"These excessive maritime claims are inconsistent with international law as reflected in the Law of the Sea Convention, in that they purport to restrict the navigation rights that the United States and all states are entitled to exercise," US Defense Department spokesman Bill Urban said, in an email statement.
The "excessive maritime claims" refers to Beijing’s construction of artificial islands in the Spratly archipelago. While Washington has accused Beijing of attempting to establish an air defense zone, China maintains it has the right to build within its own territory and that the islands will be primarily used for humanitarian purposes.
Tuesday’s freedom of navigation patrol by the guided missile destroyer USS William P. Lawrence is meant to challenge China’s territorial claims. Similar patrols have been conducted in recent months by the USS Lassen and US fighter aircraft.
Previous patrols have passed without incident, but on Tuesday Beijing scrambled a pair of fighter jets and three warships to intercept the US naval vessel.
"[The US patrol] again proves that China’s construction of defensive facilities on the relevant reefs in the Nansha Islands is completely reasonable and totally necessary," China’s Defense Ministry said in a statement, using an alternative name for the Spratlys.
Speaking to reporters, Chinese Foreign Ministry spokesman Lu Kang claimed that the the action of the USS William P. Lawrence is illegal.

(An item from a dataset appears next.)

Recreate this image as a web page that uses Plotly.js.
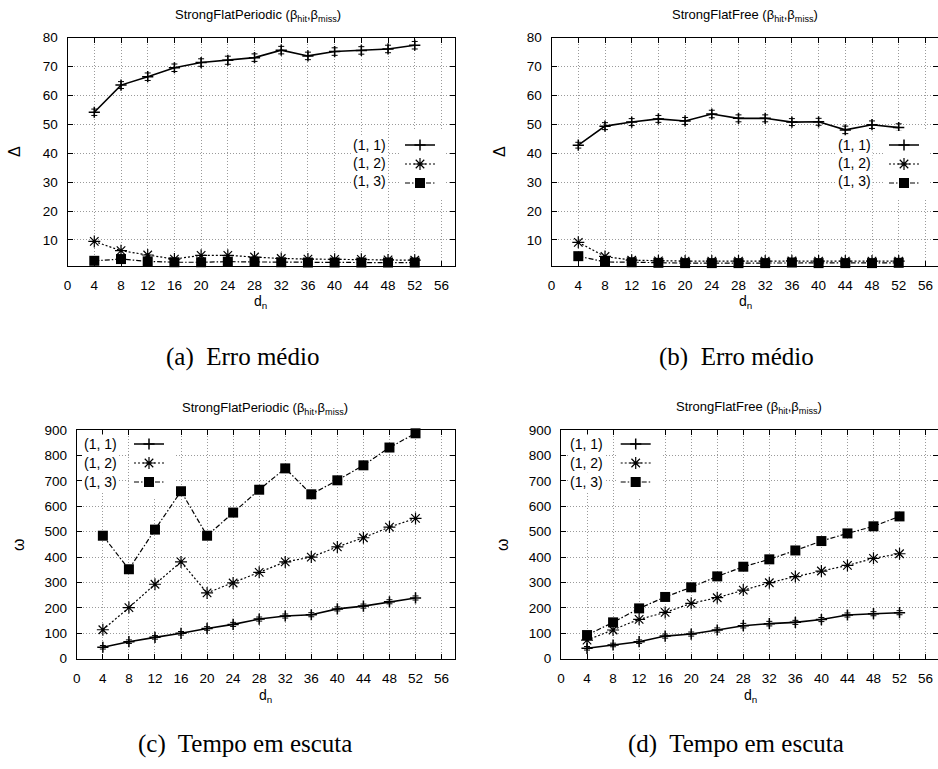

"This action by the US side threatened China’s sovereignty and security interests, endangered the staff and facilities on the reef, and damaged regional peace and stability," he said.
Some experts have suggested that the timing of this latest patrol is intended to coincide with President Barack Obama’s visit to Southeast Asia later this month. US Secretary of State John Kerry, however, downplayed any connection with the president’s itinerary.
"This is not a pointed strategy calculated to do anything except keep a regular process of freedom of navigation operations underway," he told reporters.
While China lays claim to most of the South China Sea, there are overlapping claims by Malaysia, the Philippines, Brunei, Taiwan, and Vietnam.
Speaking in Vietnam, Daniel Russel, US assistant Secretary of State for East Asia and the Pacific, highlighted the need for the American patrols.
"If the world’s largest navy cannot sail where international law permits, then what happens to the ships of navy of smaller countries?" he said.